もちろん、早くからカーボンポールに触れることが、反発の早さなどのカーボンポールの特性に初期から慣れにつながる、という考えもあるかもしれませんが、
筋力の弱い年齢や女性では、まずは、「よく伸びて反発も返ってくるグラスファイバーを使う」方が基本技術の習得を促すだろう、というスタンスです。
これは、決してカーボンが危険といいたいわけでも、カーボンを否定したいわけでもありません。
まずは、基本技術を習得し、そのあとにカーボンなど、色々なポールに触れて、自分に合うものを見つけてほしいと考えます。
私たちがDEFYで使用するグラスファイバーはS-glassではないのですが、
軽量でS-glassのようにしっかり伸び、それでいて反発力は強い、というもので、S-glassに似た特性をもっています。
なので、既存のグラスファイバーのポールから移行していただいても、違和感なく、跳びやすいと思ってもらえるポールになっています。

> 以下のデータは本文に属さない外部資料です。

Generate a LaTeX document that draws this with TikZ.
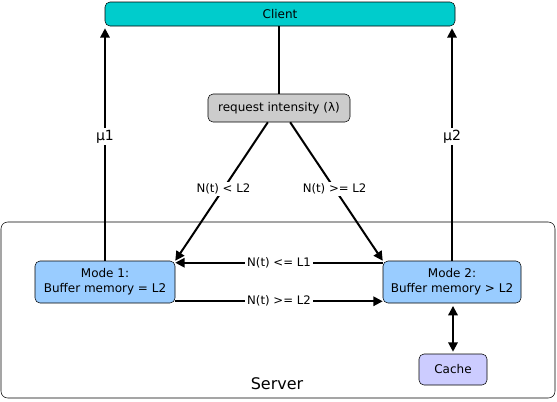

また、LEAPに使用しているグラスファイバーも、航空機などで使用されるハイエンドモデルでありながら「より軽量に、そして高弾性(反発を強く)」するために、
日東紡様と専用に糸の構成から検討、設計しているところが特徴です。樹脂も三菱ケミカル株式会社製のスポーツ用の樹脂選定をしています。
カーボンはとても優れた材料です。
しかし先ほどのグラフでもわかるように、私たちはグラスファイバーの特性を活かした、軽量で高反発、しかしながら安全な設計ができるためグラスファイバーを使用しています。
なので繰り返しますが、
私たちは現時点では、敢えてメイン材料にカーボンを使用しないという「選択」をしています。